As long as a minimal amount of steel was removed in the process, and there wasn't a small fracture there to begin with, then yes, radiusing that area, making sure that the grind lines are parallel to the length of the blade would have most likely prevented a failure.

I used to have a CS Trailmaster, same knife as a recon scout but a bit longer. I've put it through far harder use than the RS in question, and it held up fine. This means that the knife in question should have been perfectly capable of what was described by the poster.
 
yoda4561 said:
I'm really surprised at all the people who have posted, thinking that batoning is "obviously" a case of abuse/stupidity. It makes me think they've never actually done this, or even put that much thought into it.

Surprised that we wonder how a knife came to be embedded in a log up to it's hilt and spine, and obviously not about to go any further? Batonned?

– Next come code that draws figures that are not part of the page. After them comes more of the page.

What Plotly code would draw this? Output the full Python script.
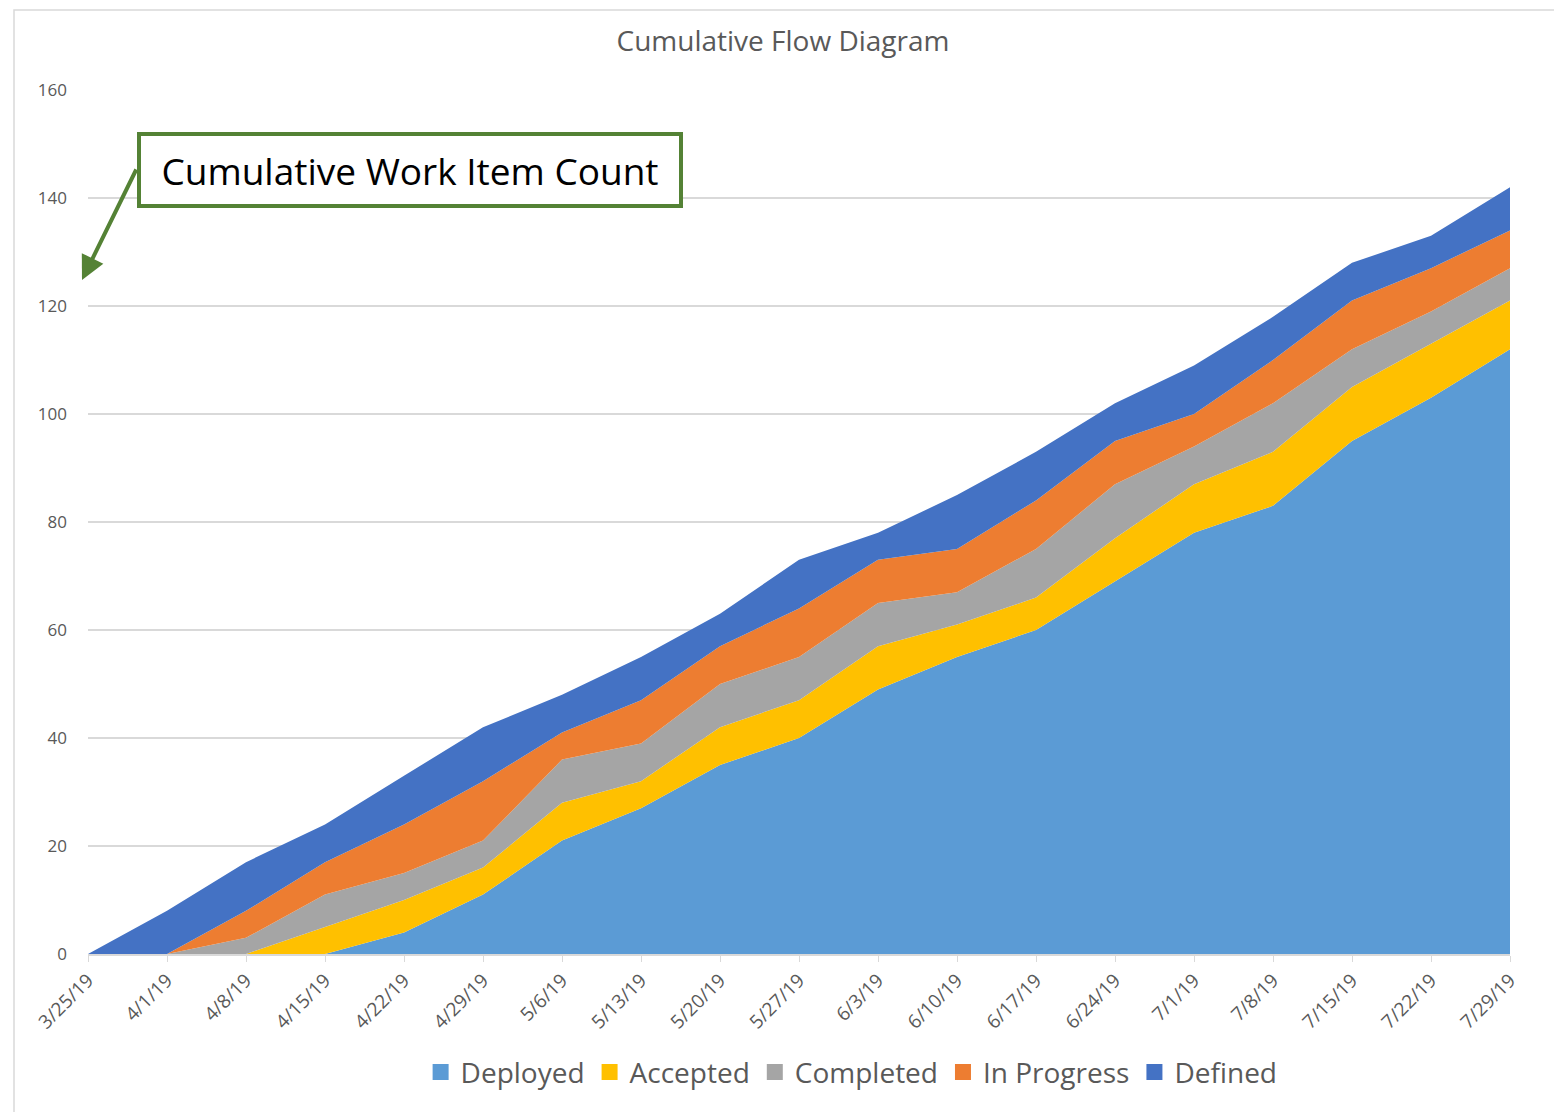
import plotly.graph_objects as go

weeks = [
    "3/25/19", "4/1/19", "4/8/19", "4/15/19", "4/22/19", "4/29/19",
    "5/6/19", "5/13/19", "5/20/19", "5/27/19", "6/3/19", "6/10/19",
    "6/17/19", "6/24/19", "7/1/19", "7/8/19", "7/15/19", "7/22/19",
    "7/29/19"
]

# work items sitting in each state per week (stacked to give the cumulative flow)
deployed = [0, 0, 0, 0, 4, 11, 21, 27, 35, 40, 49, 55, 60, 69, 78, 83, 95, 103, 112]
accepted = [0, 0, 0, 5, 6, 5, 7, 5, 7, 7, 8, 6, 6, 8, 9, 10, 10, 10, 9]
completed = [0, 0, 3, 6, 5, 5, 8, 7, 8, 8, 8, 6, 9, 10, 7, 9, 7, 6, 6]
in_progress = [0, 0, 5, 6, 9, 11, 5, 8, 7, 9, 8, 8, 9, 8, 6, 8, 9, 8, 7]
defined = [0, 8, 9, 7, 9, 10, 7, 8, 6, 9, 5, 10, 9, 7, 9, 8, 7, 6, 8]

y_ticks = [0, 20, 40, 60, 80, 100, 120, 140, 160]

series = [
    ("Deployed", deployed, "#5B9BD5"),
    ("Accepted", accepted, "#FFC000"),
    ("Completed", completed, "#A5A5A5"),
    ("In Progress", in_progress, "#ED7D31"),
    ("Defined", defined, "#4472C4"),
]

FONT = "Open Sans"
GREY = "#595959"

fig = go.Figure()

for name, values, color in series:
    fig.add_trace(
        go.Scatter(
            x=weeks,
            y=values,
            name=name,
            mode="lines",
            stackgroup="flow",
            line=dict(width=0, color=color),
            fillcolor=color,
            showlegend=False
        )
    )

# square legend keys like the spreadsheet legend
for name, values, color in series:
    fig.add_trace(
        go.Scatter(
            x=[None],
            y=[None],
            name=name,
            mode="markers",
            marker=dict(symbol="square", size=16, color=color),
            showlegend=True
        )
    )

fig.update_layout(
    width=1562,
    height=1112,
    paper_bgcolor="white",
    plot_bgcolor="white",
    margin=dict(l=80, r=60, t=82, b=166),
    font=dict(family=FONT, color=GREY),
    title=dict(
        text="Cumulative Flow Diagram",
        x=775 / 1562,
        xanchor="center",
        y=1 - 33 / 1112,
        yanchor="middle",
        font=dict(size=28, color=GREY, family=FONT)
    ),
    legend=dict(
        orientation="h",
        x=0.537,
        xanchor="center",
        y=-0.108,
        yanchor="top",
        font=dict(size=28, color=GREY, family=FONT),
        traceorder="normal"
    ),
    showlegend=True
)

fig.update_xaxes(
    type="category",
    range=[0, len(weeks) - 1],
    tickangle=-45,
    tickfont=dict(size=19, color=GREY),
    showgrid=False,
    showline=True,
    linecolor="#d9d9d9",
    linewidth=1.5,
    ticks="outside",
    ticklen=6,
    tickcolor="#d9d9d9",
    zeroline=False
)

fig.update_yaxes(
    range=[0, 160],
    tickvals=y_ticks,
    tickfont=dict(size=17, color=GREY),
    showgrid=True,
    gridcolor="#d9d9d9",
    gridwidth=1.5,
    showline=False,
    zeroline=False,
    ticks="",
    ticklabelstandoff=20
)

# chart border like the spreadsheet frame
fig.add_shape(
    type="rect",
    xref="paper", yref="paper",
    x0=(14 - 88) / 1422, x1=(1555 - 88) / 1422,
    y0=(954 - 1120) / 864, y1=(954 - 10) / 864,
    line=dict(color="#d9d9d9", width=1.5),
    fillcolor="rgba(0,0,0,0)",
    layer="below"
)

# callout box with arrow pointing at the y axis
fig.add_annotation(
    xref="paper", yref="paper",
    x=(82 - 88) / 1422, y=(954 - 280) / 864,
    ax=55, ay=-112,
    text="",
    showarrow=True,
    arrowhead=2,
    arrowsize=1.2,
    arrowwidth=4,
    arrowcolor="#548235"
)

fig.add_annotation(
    xref="paper", yref="paper",
    x=(410 - 88) / 1422, y=(954 - 170) / 864,
    xanchor="center", yanchor="middle",
    text="Cumulative Work Item Count",
    showarrow=False,
    font=dict(size=37, color="black", family=FONT),
    bgcolor="white",
    bordercolor="#548235",
    borderwidth=4,
    width=536,
    height=66
)

fig.write_html("out.html")
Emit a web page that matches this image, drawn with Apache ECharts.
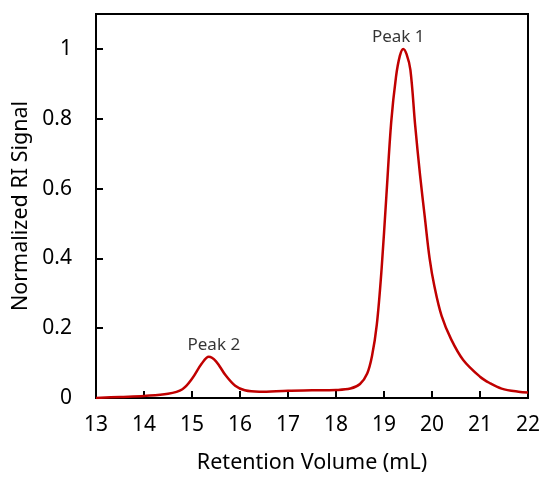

No, more like "hammered". Who teaches these concepts? Does this pass for proper use of a knife these days? Which survival schools? Which experts? As one of those "who've never actually done this", I can feel the knife work and split it's way thru the wood. I can also tell when I'm merely hammering it--the same sensation as driving a nail. You know that the wood "ain't budging". A good time to stop. Any woodworkers here? If so, you undoubtedly can tell the difference in the feedback you receive when tapping (batonning) a wood chisel versus that one when the chisel starts to drive itself too deeply into the wood. Most would reposition the chisel. Seems a few would keep pounding until the chisel was ruined.

Survival knife for building (starting) a fire? Most definitely. Not much wear and tear on a knife to split branches into kindling. That was apparently done by the first poster (the log and embedded log are adjacent to a passing fine fire). I doubt that a SAK would be overtaxed by that task. But why the need for a massive "survival" knife if that's your stated task? Survival is one thing. Most, if not all, survival tasks could be done with that same SAK. If you want to build a city in the woods (chopping, splitting logs, felling trees, whatever), at least don't blame the improper tools when they come up short.